----- INFORMATION PROVIDED

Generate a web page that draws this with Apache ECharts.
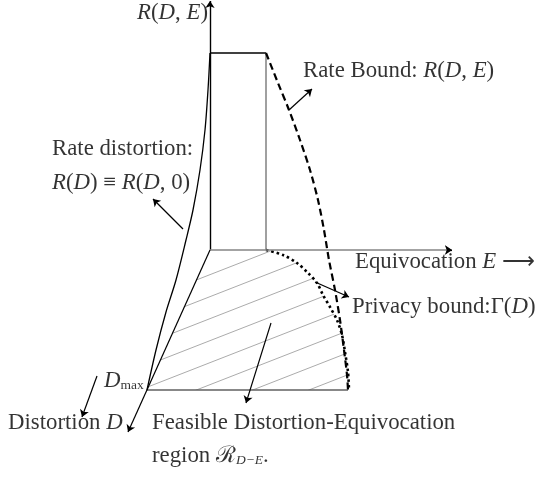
<!DOCTYPE html>
<html>
<head>
<meta charset="utf-8">
<script src="https://cdn.jsdelivr.net/npm/echarts@6/dist/echarts.min.js"></script>
<style>
  html, body { margin: 0; padding: 0; background: #fff; }
  #main { width: 538px; height: 477px; }
</style>
</head>
<body>
<div id="main"></div>
<script>
// diagram points (x to the right, y downwards)
const rAxis = [[210, 250], [210, 1]];
const eAxis = [[210, 250], [452, 250]];
const dAxis = [[210, 250], [128, 432]];
const boxTop = [[210, 53], [266, 53]];
const boxSide = [[266, 53], [266, 250]];
const floorBottom = [[147, 390], [348, 390]];

const rateDistortion = [[210, 53], [208, 90], [205, 130], [200, 170], [193, 210], [186, 240],
  [176, 280], [166, 312], [156, 350], [147, 390]];
const rateBound = [[266, 53], [278, 83], [289, 110], [300, 140], [310, 170], [318, 200],
  [324, 230], [329, 260], [335, 290], [340, 320], [344, 350], [347, 375], [348, 390]];
const privacyBound = [[266, 250], [283, 255], [297, 263], [308, 273], [317, 283], [323, 295],
  [330, 307], [337, 320], [342, 335], [345, 352], [348, 372], [349, 390]];

// hatch lines, start and end, clipped to the floor region
const hatchLines = [
  [[140, 302], [355, 218]], [[140, 324], [355, 240]], [[140, 346], [355, 262]],
  [[140, 368], [355, 284]], [[140, 390], [355, 306]], [[140, 412], [355, 328]],
  [[140, 434], [355, 350]], [[140, 456], [355, 372]]
];

// annotation arrows (tail, head)
const arrows = [
  [[289, 110], [312, 89]],
  [[183, 229], [153, 199]],
  [[315, 282], [349, 297]],
  [[271, 323], [246, 403]],
  [[97, 376], [82, 417]]
];

// texts: anchor point, side, rich text
const labelPos = [[208, 13], [303, 71], [52, 149], [52, 183], [355, 262], [352, 307],
  [104, 381], [8, 423], [152, 423], [152, 456]];
const labelSide = ['left', 'right', 'right', 'right', 'right', 'right', 'right', 'right', 'right', 'right'];
const labelText = [
  '{i|R}({i|D}, {i|E})',
  'Rate Bound: {i|R}({i|D}, {i|E})',
  'Rate distortion:',
  '{i|R}({i|D}) ≡ {i|R}({i|D}, 0)',
  'Equivocation {i|E} ⟶',
  'Privacy bound:Γ({i|D})',
  '{i|D}{sub|max}',
  'Distortion {i|D}',
  'Feasible Distortion-Equivocation',
  'region ℛ{isub|D−E}.'
];

const serif = "'Liberation Serif', 'Times New Roman', serif";
const floorPolygon = [[210, 250]].concat(privacyBound, [[147, 390]]);

const myChart = echarts.init(document.getElementById('main'));

function lineSeries(points, style) {
  return {
    type: 'line',
    data: points,
    showSymbol: false,
    smooth: style.smooth || false,
    silent: true,
    lineStyle: { color: style.color || '#000', width: style.width || 1.3, type: style.type || 'solid' },
    z: style.z || 3
  };
}

const option = {
  animation: false,
  grid: { left: 0, right: 0, top: 0, bottom: 0 },
  xAxis: { type: 'value', min: 0, max: 538, show: false },
  yAxis: { type: 'value', min: 0, max: 477, inverse: true, show: false },
  series: [
    {
      type: 'custom',
      silent: true,
      data: [0],
      renderItem: function (params, api) {
        const clip = floorPolygon.map(function (p) { return api.coord(p); });
        return {
          type: 'group',
          clipPath: { type: 'polygon', shape: { points: clip } },
          children: hatchLines.map(function (seg) {
            const a = api.coord(seg[0]);
            const b = api.coord(seg[1]);
            return {
              type: 'line',
              shape: { x1: a[0], y1: a[1], x2: b[0], y2: b[1] },
              style: { stroke: '#ababab', lineWidth: 1 }
            };
          })
        };
      },
      z: 1
    },
    lineSeries(boxTop, { width: 1.4 }),
    lineSeries(boxSide, { color: '#808080', width: 1.5 }),
    lineSeries(floorBottom, { color: '#606060', width: 1.5 }),
    lineSeries(rateDistortion, { width: 1.3, smooth: 0.3 }),
    lineSeries(rateBound, { width: 2.2, type: [7, 4], smooth: 0.3 }),
    lineSeries(privacyBound, { width: 2.6, type: [2.5, 3], smooth: 0.3 }),
    {
      type: 'lines',
      coordinateSystem: 'cartesian2d',
      silent: true,
      symbol: ['none', 'arrow'],
      symbolSize: 7,
      lineStyle: { color: '#000', width: 1.2, opacity: 1 },
      data: [
        { coords: rAxis, lineStyle: { width: 1.4 } },
        { coords: eAxis, lineStyle: { color: '#858585', width: 1.5 } },
        { coords: [eAxis[1].map(function (v, k) { return k === 0 ? v - 5 : v; }), eAxis[1]] },
        { coords: dAxis }
      ].concat(arrows.map(function (a) { return { coords: a }; })),
      z: 4
    },
    {
      type: 'scatter',
      symbolSize: 0,
      silent: true,
      data: labelPos.map(function (p, k) {
        return {
          value: p,
          label: {
            show: true,
            position: labelSide[k],
            distance: 0,
            formatter: labelText[k]
          }
        };
      }),
      label: {
        color: '#000',
        fontFamily: serif,
        fontSize: 22.8,
        rich: {
          i: { fontFamily: serif, fontSize: 22.8, fontStyle: 'italic', color: '#000' },
          sub: { fontFamily: serif, fontSize: 13.5, color: '#000', verticalAlign: 'bottom', lineHeight: 12 },
          isub: { fontFamily: serif, fontSize: 13.5, fontStyle: 'italic', color: '#000', verticalAlign: 'bottom', lineHeight: 12 }
        }
      },
      z: 5
    }
  ]
};

myChart.setOption(option);
window.addEventListener('resize', function () {
  myChart.resize();
});
</script>
</body>
</html>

----------

* THE EXERCISE: Pictures in the data above should not be copied; transcribe everything else exactly.

* RESPONSE:
Generate a web page that draws this with Apache ECharts.
<!DOCTYPE html>
<html>
<head>
<meta charset="utf-8">
<script src="https://cdn.jsdelivr.net/npm/echarts@6/dist/echarts.min.js"></script>
<style>
  html, body { margin: 0; padding: 0; background: #fff; }
  #main { width: 538px; height: 477px; }
</style>
</head>
<body>
<div id="main"></div>
<script>
// diagram points (x to the right, y downwards)
const rAxis = [[210, 250], [210, 1]];
const eAxis = [[210, 250], [452, 250]];
const dAxis = [[210, 250], [128, 432]];
const boxTop = [[210, 53], [266, 53]];
const boxSide = [[266, 53], [266, 250]];
const floorBottom = [[147, 390], [348, 390]];

const rateDistortion = [[210, 53], [208, 90], [205, 130], [200, 170], [193, 210], [186, 240],
  [176, 280], [166, 312], [156, 350], [147, 390]];
const rateBound = [[266, 53], [278, 83], [289, 110], [300, 140], [310, 170], [318, 200],
  [324, 230], [329, 260], [335, 290], [340, 320], [344, 350], [347, 375], [348, 390]];
const privacyBound = [[266, 250], [283, 255], [297, 263], [308, 273], [317, 283], [323, 295],
  [330, 307], [337, 320], [342, 335], [345, 352], [348, 372], [349, 390]];

// hatch lines, start and end, clipped to the floor region
const hatchLines = [
  [[140, 302], [355, 218]], [[140, 324], [355, 240]], [[140, 346], [355, 262]],
  [[140, 368], [355, 284]], [[140, 390], [355, 306]], [[140, 412], [355, 328]],
  [[140, 434], [355, 350]], [[140, 456], [355, 372]]
];

// annotation arrows (tail, head)
const arrows = [
  [[289, 110], [312, 89]],
  [[183, 229], [153, 199]],
  [[315, 282], [349, 297]],
  [[271, 323], [246, 403]],
  [[97, 376], [82, 417]]
];

// texts: anchor point, side, rich text
const labelPos = [[208, 13], [303, 71], [52, 149], [52, 183], [355, 262], [352, 307],
  [104, 381], [8, 423], [152, 423], [152, 456]];
const labelSide = ['left', 'right', 'right', 'right', 'right', 'right', 'right', 'right', 'right', 'right'];
const labelText = [
  '{i|R}({i|D}, {i|E})',
  'Rate Bound: {i|R}({i|D}, {i|E})',
  'Rate distortion:',
  '{i|R}({i|D}) ≡ {i|R}({i|D}, 0)',
  'Equivocation {i|E} ⟶',
  'Privacy bound:Γ({i|D})',
  '{i|D}{sub|max}',
  'Distortion {i|D}',
  'Feasible Distortion-Equivocation',
  'region ℛ{isub|D−E}.'
];

const serif = "'Liberation Serif', 'Times New Roman', serif";
const floorPolygon = [[210, 250]].concat(privacyBound, [[147, 390]]);

const myChart = echarts.init(document.getElementById('main'));

function lineSeries(points, style) {
  return {
    type: 'line',
    data: points,
    showSymbol: false,
    smooth: style.smooth || false,
    silent: true,
    lineStyle: { color: style.color || '#000', width: style.width || 1.3, type: style.type || 'solid' },
    z: style.z || 3
  };
}

const option = {
  animation: false,
  grid: { left: 0, right: 0, top: 0, bottom: 0 },
  xAxis: { type: 'value', min: 0, max: 538, show: false },
  yAxis: { type: 'value', min: 0, max: 477, inverse: true, show: false },
  series: [
    {
      type: 'custom',
      silent: true,
      data: [0],
      renderItem: function (params, api) {
        const clip = floorPolygon.map(function (p) { return api.coord(p); });
        return {
          type: 'group',
          clipPath: { type: 'polygon', shape: { points: clip } },
          children: hatchLines.map(function (seg) {
            const a = api.coord(seg[0]);
            const b = api.coord(seg[1]);
            return {
              type: 'line',
              shape: { x1: a[0], y1: a[1], x2: b[0], y2: b[1] },
              style: { stroke: '#ababab', lineWidth: 1 }
            };
          })
        };
      },
      z: 1
    },
    lineSeries(boxTop, { width: 1.4 }),
    lineSeries(boxSide, { color: '#808080', width: 1.5 }),
    lineSeries(floorBottom, { color: '#606060', width: 1.5 }),
    lineSeries(rateDistortion, { width: 1.3, smooth: 0.3 }),
    lineSeries(rateBound, { width: 2.2, type: [7, 4], smooth: 0.3 }),
    lineSeries(privacyBound, { width: 2.6, type: [2.5, 3], smooth: 0.3 }),
    {
      type: 'lines',
      coordinateSystem: 'cartesian2d',
      silent: true,
      symbol: ['none', 'arrow'],
      symbolSize: 7,
      lineStyle: { color: '#000', width: 1.2, opacity: 1 },
      data: [
        { coords: rAxis, lineStyle: { width: 1.4 } },
        { coords: eAxis, lineStyle: { color: '#858585', width: 1.5 } },
        { coords: [eAxis[1].map(function (v, k) { return k === 0 ? v - 5 : v; }), eAxis[1]] },
        { coords: dAxis }
      ].concat(arrows.map(function (a) { return { coords: a }; })),
      z: 4
    },
    {
      type: 'scatter',
      symbolSize: 0,
      silent: true,
      data: labelPos.map(function (p, k) {
        return {
          value: p,
          label: {
            show: true,
            position: labelSide[k],
            distance: 0,
            formatter: labelText[k]
          }
        };
      }),
      label: {
        color: '#000',
        fontFamily: serif,
        fontSize: 22.8,
        rich: {
          i: { fontFamily: serif, fontSize: 22.8, fontStyle: 'italic', color: '#000' },
          sub: { fontFamily: serif, fontSize: 13.5, color: '#000', verticalAlign: 'bottom', lineHeight: 12 },
          isub: { fontFamily: serif, fontSize: 13.5, fontStyle: 'italic', color: '#000', verticalAlign: 'bottom', lineHeight: 12 }
        }
      },
      z: 5
    }
  ]
};

myChart.setOption(option);
window.addEventListener('resize', function () {
  myChart.resize();
});
</script>
</body>
</html>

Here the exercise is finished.